Le bonheur est-il dans le pré ?

Leurs parents partaient élever des chèvres dans le Larzac ; eux ouvrent en famille des boulangeries bio dans des bourgs ruraux. Si le désir de campagne, né dans le sillage de Mai 68, connaît un regain important, le profil des néoruraux et les contours de leurs projets ont évolué.
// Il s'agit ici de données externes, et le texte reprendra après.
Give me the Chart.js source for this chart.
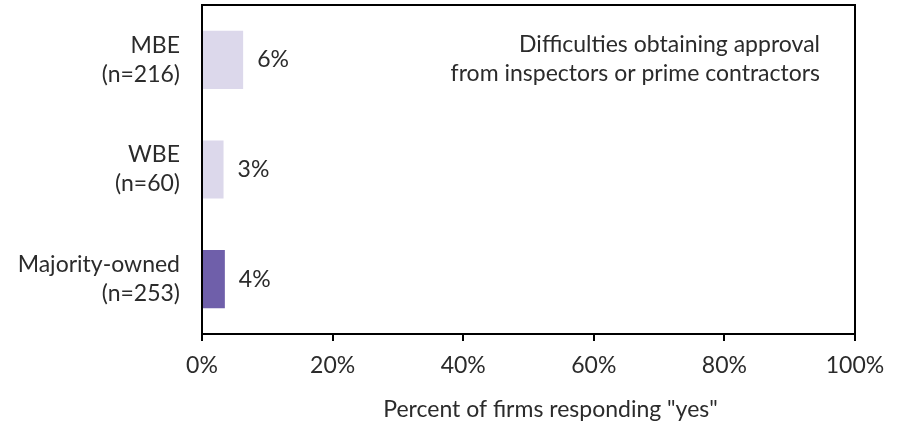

La société française est aujourd’hui marquée par l’expression forte d’un « désir de campagne » qui conjugue l’envie d’échapper à la frénésie de la vie urbaine, le désir de se « reconnecter à la nature » et une angoisse écologique renforcée d’année en année par des à-coups climatiques inédits. Des expériences placées sous le signe de la « rupture » et du « changement de vie » suscitent une fascination qu’entretiennent les magazines et autres documentaires, prompts à décrire des bifurcations spectaculaires : la reconversion de la DRH devenue apicultrice et de l’informaticien, boulanger à l’ancienne. C’est aussi l’histoire des élèves de grandes écoles rompant avec le destin social que leur diplôme leur promet pour se mettre au service des espaces ruraux délaissés ; de familles de cadres catholiques quittant la ville pour conformer leur mode de vie à l’« écologie intégrale » dont l’encyclique pontificale Laudato Si a dessiné l’horizon ; du succès de néoartisans et de néoagriculteurs coopérant pour revitaliser une commune rurale. Une constellation utopique se dessine, des expériences les plus soft optant pour un mode de vie apaisé en marge du bruit du monde aux engagements plus radicaux, portés par le projet d’écrire, hic et nunc, un scénario alternatif à la destruction systématique des écosystèmes induite par le productivisme néolibéral. Le lien qui unit ces tentatives disparates demeure celui d’un « retour à la nature », parfois associé au rêve de revitaliser une sociabilité rurale disloquée.

Ce rêve de campagne n’est pas tombé du ciel avec la prise de conscience récente de l’urgence climatique : les expérimentations concrètes menées dans ce sens font écho aux expériences des néoruraux des années 1970-1980, installés dans les régions désertifiées du sud de la France, avec le projet d’anticiper en communauté le changement radical du monde qu’ils avaient entrevu en mai 1968. Si beaucoup de ces expériences ne survécurent pas à la rudesse d’un hiver cévenol ou ariégeois, un certain nombre de ces immigrants de l’utopie s’implantèrent durablement dans ces territoires vidés de leur population agricole traditionnelle, mais dans lesquels les politiques de préservation des espaces naturels et d’aménagement rural offraient des opportunités d’installation inédites et parfois subventionnées.